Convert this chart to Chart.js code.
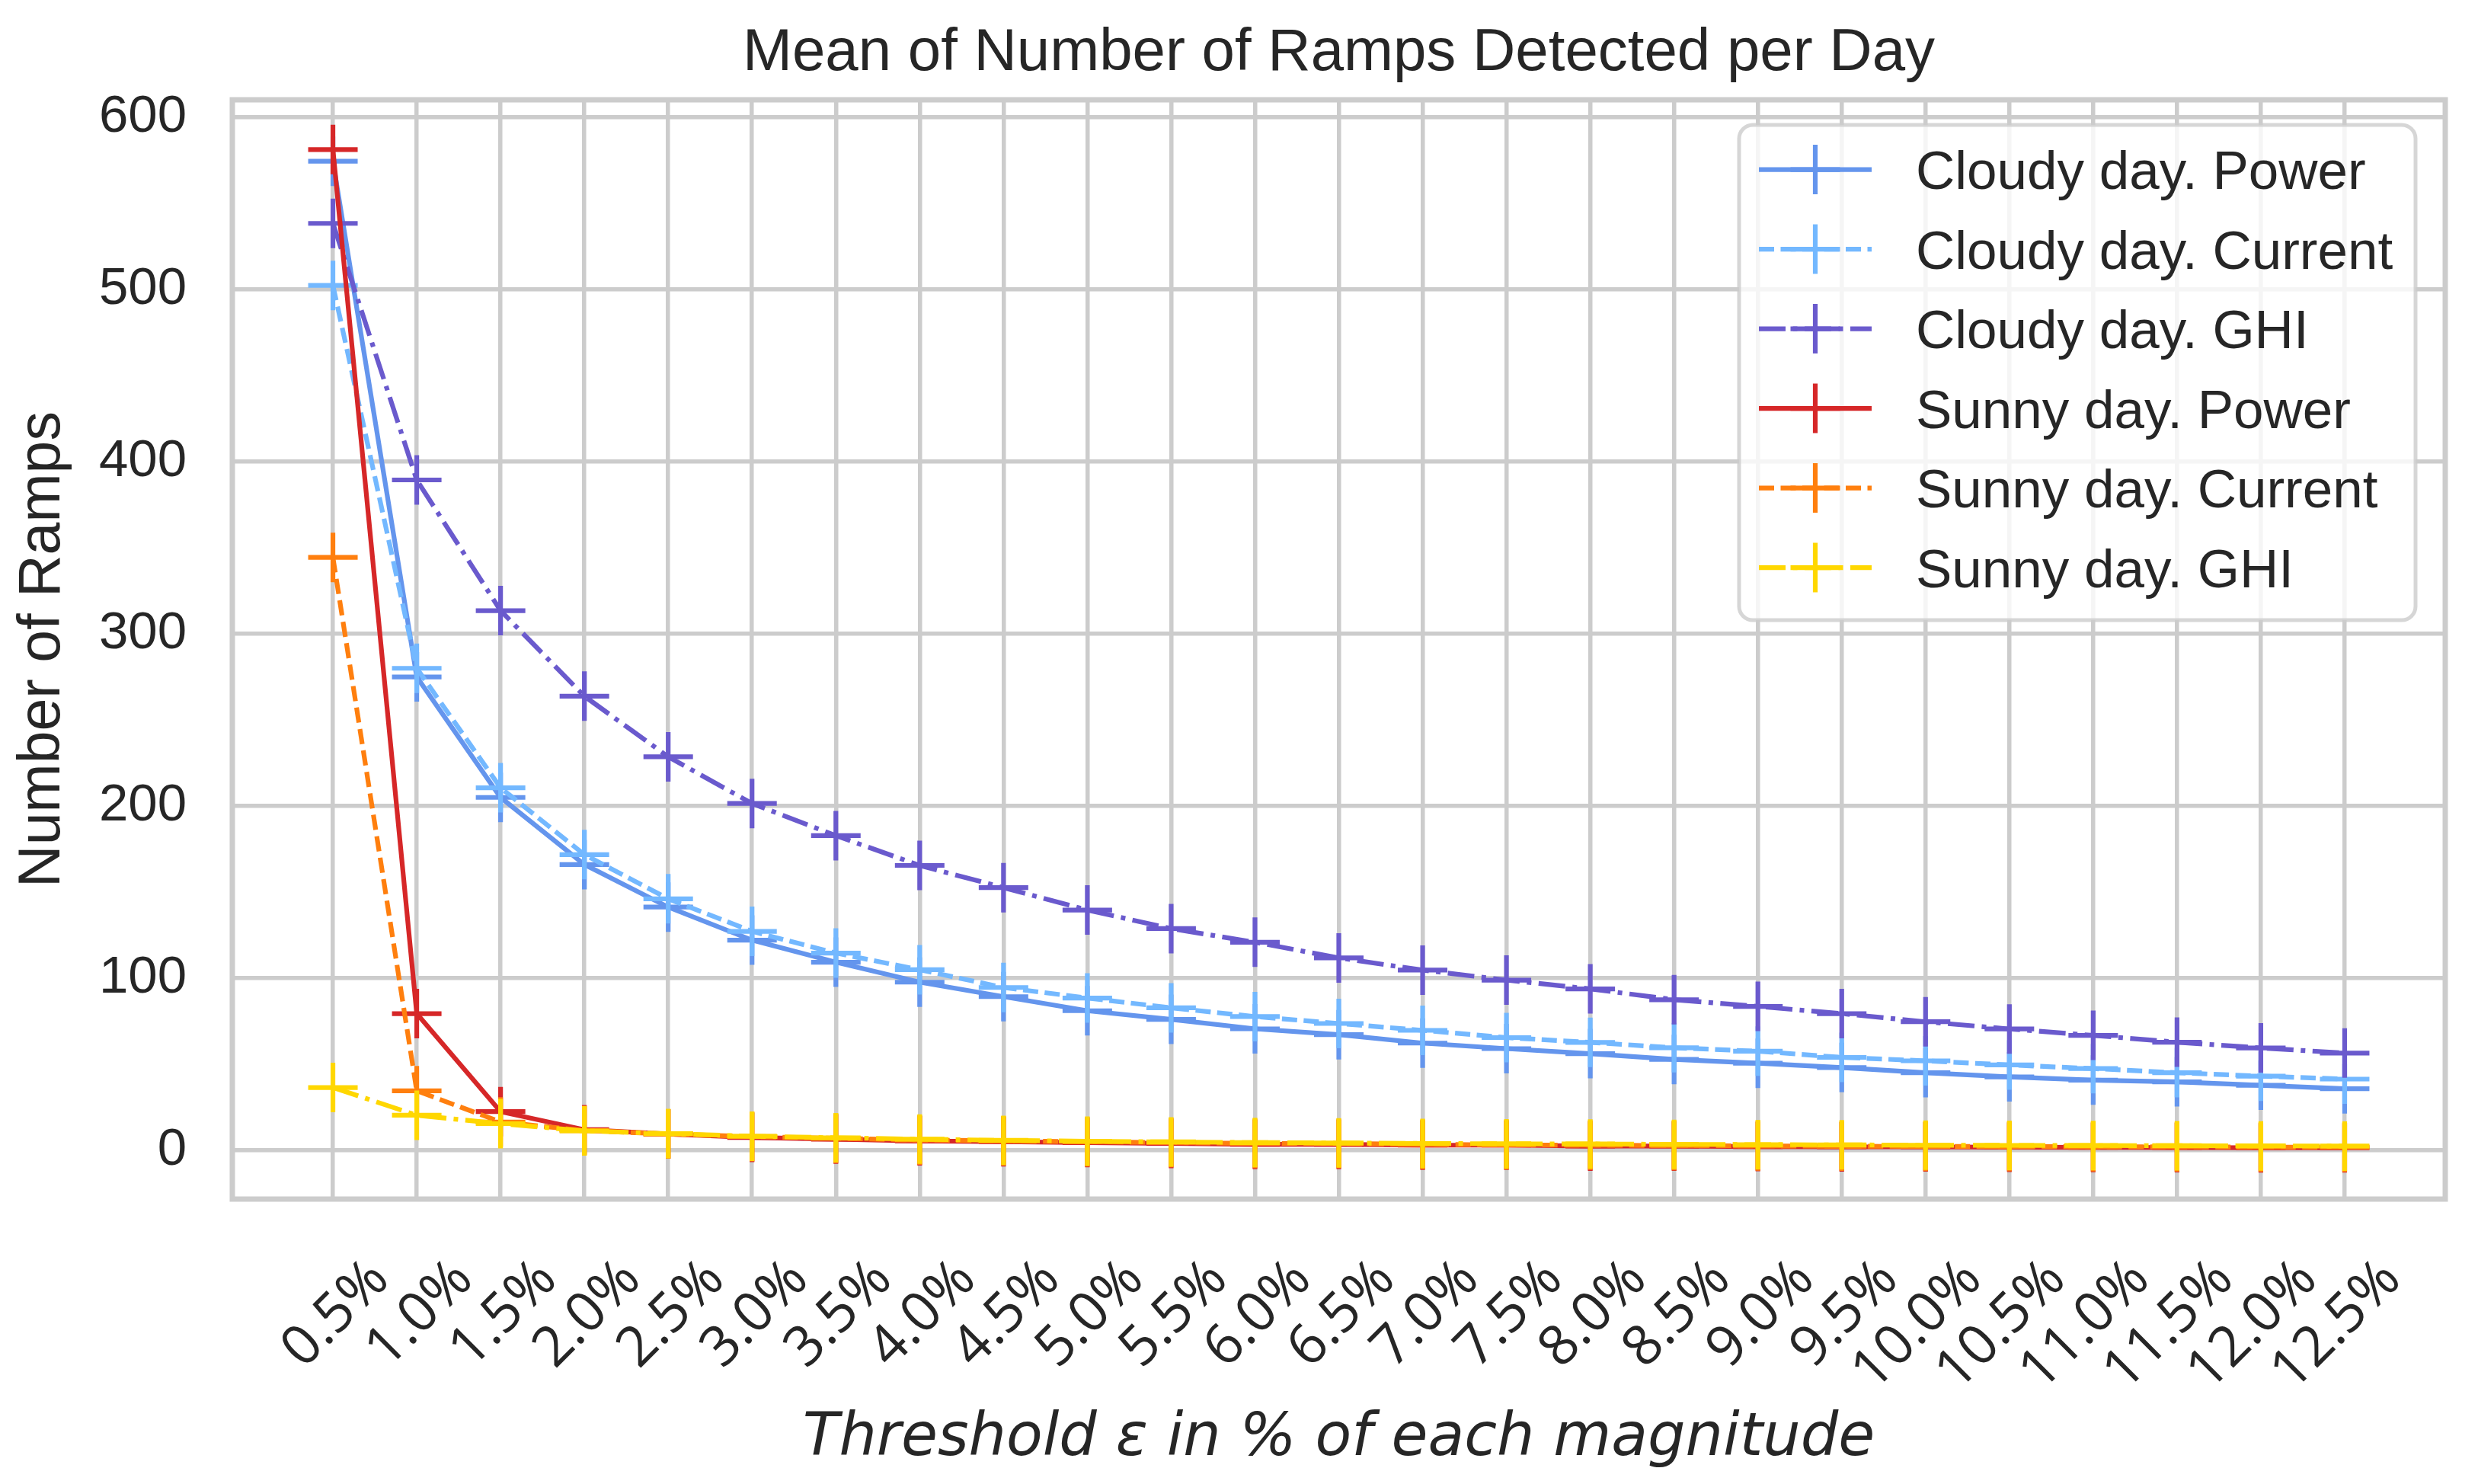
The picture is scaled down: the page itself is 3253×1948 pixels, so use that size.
<!DOCTYPE html>
<html>
<head>
<meta charset="utf-8">
<title>Mean of Number of Ramps Detected per Day</title>
<script src="https://cdn.jsdelivr.net/npm/chart.js"></script>
<style>
  html, body { margin: 0; padding: 0; background: #ffffff; }
  canvas { display: block; }
</style>
</head>
<body>
<canvas id="chart-ramps" width="3253" height="1948"></canvas>
<script>
// thresholds on the x axis
var thresholds = ["0.5%", "1.0%", "1.5%", "2.0%", "2.5%", "3.0%", "3.5%", "4.0%", "4.5%",
    "5.0%", "5.5%", "6.0%", "6.5%", "7.0%", "7.5%", "8.0%", "8.5%", "9.0%", "9.5%",
    "10.0%", "10.5%", "11.0%", "11.5%", "12.0%", "12.5%"];
var yTicks = [0, 100, 200, 300, 400, 500, 600];

// mean number of ramps per day
var cloudyPower = [574.5, 275, 205, 166, 141.3, 122.1, 109.3, 97.7, 89.3, 81.1, 76.1, 70.6, 67.2,
    62.3, 59.1, 56.2, 52.8, 50.6, 48.1, 45.1, 42.7, 40.8, 39.8, 37.8, 35.8];
var cloudyCurrent = [502.4, 280, 210.6, 171.8, 146.1, 127.2, 114.6, 104.9, 94.6, 88.5, 82.8, 77.7, 73.7,
    69.7, 65.5, 62.7, 59.6, 57.6, 54.0, 52.0, 49.6, 47.5, 45.1, 43.1, 41.4];
var cloudyGhi = [538.4, 389.4, 313.5, 263.8, 228.6, 201.5, 182.8, 165.5, 152.6, 139.6, 128.8, 120.9, 111.8,
    104.7, 98.9, 93.8, 87.5, 83.6, 79.4, 74.7, 70.5, 66.8, 62.8, 59.5, 56.5];
var sunnyPower = [581.3, 79.4, 22.5, 12, 9.5, 7.5, 6.5, 5.5, 5, 4.5, 4, 3.5, 3.5,
    3, 3, 2.5, 2.5, 2.2, 2, 2, 1.8, 1.7, 1.6, 1.5, 1.5];
var sunnyCurrent = [344.4, 34.6, 16.5, 11.5, 9.5, 8, 7, 6, 5.5, 5, 4.5, 4, 4,
    3.5, 3.2, 3, 2.8, 2.6, 2.4, 2.3, 2.2, 2.1, 2, 1.9, 1.8];
var sunnyGhi = [36.5, 20.4, 15.5, 11.3, 9.7, 8.2, 7.3, 6.5, 5.8, 5.3, 4.9, 4.5, 4.3,
    4.0, 3.8, 3.7, 3.5, 3.3, 3.2, 3.0, 2.9, 2.8, 2.7, 2.6, 2.5];

var LW = 6.2;
var DASHED = [20, 8.5];
var DASHDOT = [35, 9.5, 6, 9.5];
var TEXT = "#262626";
var GRID = "#cccccc";
var SANS = "'Liberation Sans', Arial, sans-serif";
var OPEN = "'Open Sans', 'Noto Sans', sans-serif";
var DEJAVU = "'DejaVu Sans', sans-serif";

function points(values) {
    return values.map(function (v, i) { return { x: i, y: v }; });
}

function series(label, values, color, dash, n) {
    return {
        label: label,
        data: points(values),
        borderColor: color,
        backgroundColor: color,
        borderWidth: LW,
        borderDash: dash,
        tension: 0,
        fill: false,
        pointStyle: "cross",
        pointRadius: 32.5,
        pointBorderWidth: LW,
        pointBorderColor: color,
        pointBackgroundColor: color,
        order: 5 - n, // later series on top, like matplotlib
    };
}

// matplotlib style frame around the axes
var spines = {
    id: "spines",
    afterDatasetsDraw: function (chart) {
        var a = chart.chartArea, ctx = chart.ctx;
        ctx.save();
        ctx.strokeStyle = GRID;
        ctx.lineWidth = 7;
        ctx.strokeRect(a.left, a.top, a.right - a.left, a.bottom - a.top);
        ctx.restore();
    },
};

// legend in the upper right corner, handle = line + cross marker
var legendBox = {
    id: "legendBox",
    afterDraw: function (chart) {
        var a = chart.chartArea, ctx = chart.ctx;
        var w = 888, h = 650;
        var x0 = a.right - 39 - w, y0 = a.top + 33;
        ctx.save();
        ctx.beginPath();
        ctx.roundRect(x0, y0, w, h, 18);
        ctx.fillStyle = "rgba(255,255,255,0.8)";
        ctx.fill();
        ctx.lineWidth = 5;
        ctx.strokeStyle = "rgba(204,204,204,0.8)";
        ctx.stroke();

        chart.data.datasets.forEach(function (ds, i) {
            var cy = y0 + 58.6 + i * 104.5;
            var hx0 = x0 + 26, hx1 = x0 + 174, cx = (hx0 + hx1) / 2;
            ctx.strokeStyle = ds.borderColor;
            ctx.lineWidth = LW;
            ctx.setLineDash(ds.borderDash || []);
            ctx.beginPath();
            ctx.moveTo(hx0, cy);
            ctx.lineTo(hx1, cy);
            ctx.stroke();
            ctx.setLineDash([]);
            ctx.beginPath();
            ctx.moveTo(cx - 32.5, cy);
            ctx.lineTo(cx + 32.5, cy);
            ctx.moveTo(cx, cy - 32.5);
            ctx.lineTo(cx, cy + 32.5);
            ctx.stroke();

            ctx.fillStyle = TEXT;
            ctx.font = "71px " + SANS;
            ctx.textBaseline = "alphabetic";
            ctx.textAlign = "left";
            ctx.fillText(ds.label, x0 + 232, cy + 25.4);
        });
        ctx.restore();
    },
};

var ctx = document.getElementById("chart-ramps").getContext("2d");
var chart = new Chart(ctx, {
    type: "line",
    data: {
        datasets: [
            series("Cloudy day. Power", cloudyPower, "#6495ED", [], 0),
            series("Cloudy day. Current", cloudyCurrent, "#73B8FF", DASHED, 1),
            series("Cloudy day. GHI", cloudyGhi, "#6A5ACD", DASHDOT, 2),
            series("Sunny day. Power", sunnyPower, "#D62728", [], 3),
            series("Sunny day. Current", sunnyCurrent, "#FF7F0E", DASHED, 4),
            series("Sunny day. GHI", sunnyGhi, "#FFD700", DASHDOT, 5),
        ],
    },
    options: {
        responsive: false,
        devicePixelRatio: 1,
        animation: false,
        events: [],
        layout: {
            padding: { left: 0, right: 43, top: 0, bottom: 0 },
        },
        plugins: {
            legend: { display: false },
            tooltip: { enabled: false },
            title: {
                display: true,
                fullSize: false, // centre over the axes, not the canvas
                text: "Mean of Number of Ramps Detected per Day",
                color: TEXT,
                font: { family: SANS, size: 78, weight: "normal" },
                padding: { top: 24, bottom: 13.4 },
            },
        },
        scales: {
            x: {
                type: "linear",
                min: -1.2,
                max: 25.2,
                afterBuildTicks: function (scale) {
                    scale.ticks = thresholds.map(function (t, i) { return { value: i }; });
                },
                afterFit: function (scale) { scale.height = 374; },
                grid: { color: GRID, lineWidth: 5.5, drawTicks: false },
                border: { display: false },
                ticks: {
                    autoSkip: false,
                    minRotation: 45,
                    maxRotation: 45,
                    padding: 63,
                    labelOffset: 62,
                    color: TEXT,
                    font: { family: OPEN, size: 73 },
                    callback: function (value) { return thresholds[value]; },
                },
                title: {
                    display: true,
                    text: "Threshold ε in % of each magnitude",
                    color: TEXT,
                    font: { family: DEJAVU, size: 78, style: "italic" },
                    padding: { top: 0, bottom: 11 },
                },
            },
            y: {
                min: -28.3,
                max: 610.2,
                afterBuildTicks: function (scale) {
                    scale.ticks = yTicks.map(function (v) { return { value: v }; });
                },
                afterFit: function (scale) { scale.width = 305; },
                grid: { color: GRID, lineWidth: 5.5, drawTicks: false },
                border: { display: false },
                ticks: {
                    padding: 60,
                    color: TEXT,
                    font: { family: SANS, size: 69 },
                },
                title: {
                    display: true,
                    text: "Number of Ramps",
                    color: TEXT,
                    font: { family: SANS, size: 77 },
                    padding: { top: 11, bottom: 0 },
                },
            },
        },
    },
    plugins: [spines, legendBox],
});
</script>
</body>
</html>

====================

Everything from the line containing "The picture is" down to the line containing "var yTicks = [0, 100, 200, 300, 400, 500, 600];" should be retyped exactly, both lines included, and nothing more.

■ Answer for the task ■
The picture is scaled down: the page itself is 3253×1948 pixels, so use that size.
<!DOCTYPE html>
<html>
<head>
<meta charset="utf-8">
<title>Mean of Number of Ramps Detected per Day</title>
<script src="https://cdn.jsdelivr.net/npm/chart.js"></script>
<style>
  html, body { margin: 0; padding: 0; background: #ffffff; }
  canvas { display: block; }
</style>
</head>
<body>
<canvas id="chart-ramps" width="3253" height="1948"></canvas>
<script>
// thresholds on the x axis
var thresholds = ["0.5%", "1.0%", "1.5%", "2.0%", "2.5%", "3.0%", "3.5%", "4.0%", "4.5%",
    "5.0%", "5.5%", "6.0%", "6.5%", "7.0%", "7.5%", "8.0%", "8.5%", "9.0%", "9.5%",
    "10.0%", "10.5%", "11.0%", "11.5%", "12.0%", "12.5%"];
var yTicks = [0, 100, 200, 300, 400, 500, 600];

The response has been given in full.